The previous time I’d been in the bin, I had become the Mayor of the Mental Ward, taking in the insomniacs, depressives and neurotics like they were my flock. I was there after group to process their feelings with them, and give advice as necessary. (They didn’t know better than to not take advice from someone locked up in the psych ward with them.)
This time, I resolved that things would be different. I was going to keep to myself as much as I could, knowing that, as an extrovert, this could prove challenging. I would help no one but myself. On my first evening in the ward, when I met my new compatriots, I resisted getting into any conversations other than the standard, “What meds are you on?” (Except the glassy-eyed hallway shufflers, whose demeanor and gait screamed “Thorazine.” Yeah, I ignored them.)
The first night was scary, but mostly because I was still scared I would harm myself. I ended up staying in the hallway for parts of the night, within view of the nurses’ station, because it made me feel safe. I tried to unpack and digest my grief in a productive way, without the burdens of cooking dinner for small people or ferrying them to a sports event. Also without writing. I wanted to live-tweet my nervous breakdown, but my best friend vetoed the idea. “Just get better,” she said, on one of her daily phone calls. “Make it about healing yourself.” I balked—no healing through social media?—but acquiesced.
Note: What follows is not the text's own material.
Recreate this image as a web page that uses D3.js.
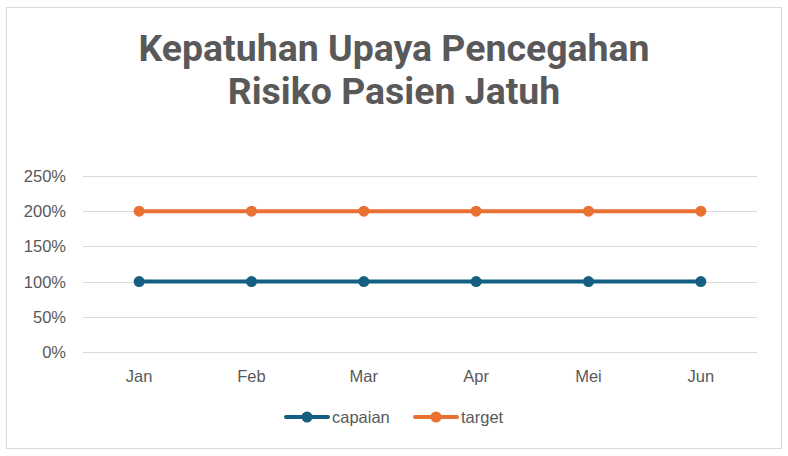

Five days later, I emerged from the ward, blinking in the sunlight, ready for my first cigarette after almost a week of doled-out Nicorette. I had spent the time doing lots of group therapy, individual therapy, collage-ing and even led a guided meditation for one group. I also hijacked any person in scrubs to help me digest my shame, sadness and pain. People who work in mental health—at least those who have not yet burned out, those who still have the spirit in their eyes of truly wanting to help people get better—are incredible. I was lucky to find such people, and because I wasn’t recovering from an overdose or suicide attempt like many in the ward, I hope I was able to voice that gratitude sufficiently. I also hoped I was going to be able to carry that sense of gratitude into my daily life, and back into my program, so that once again I could “practice these principles in all my affairs.”
I emerged from the ward feeling not necessarily positive that life was worth living without my ex, but at least ready to accept that possibility. I may not have been ready for my close up, but I was ready to be ready, and that was already better. Happy, joyous and free may not describe where I arrived but hey, I’ll take what I can get.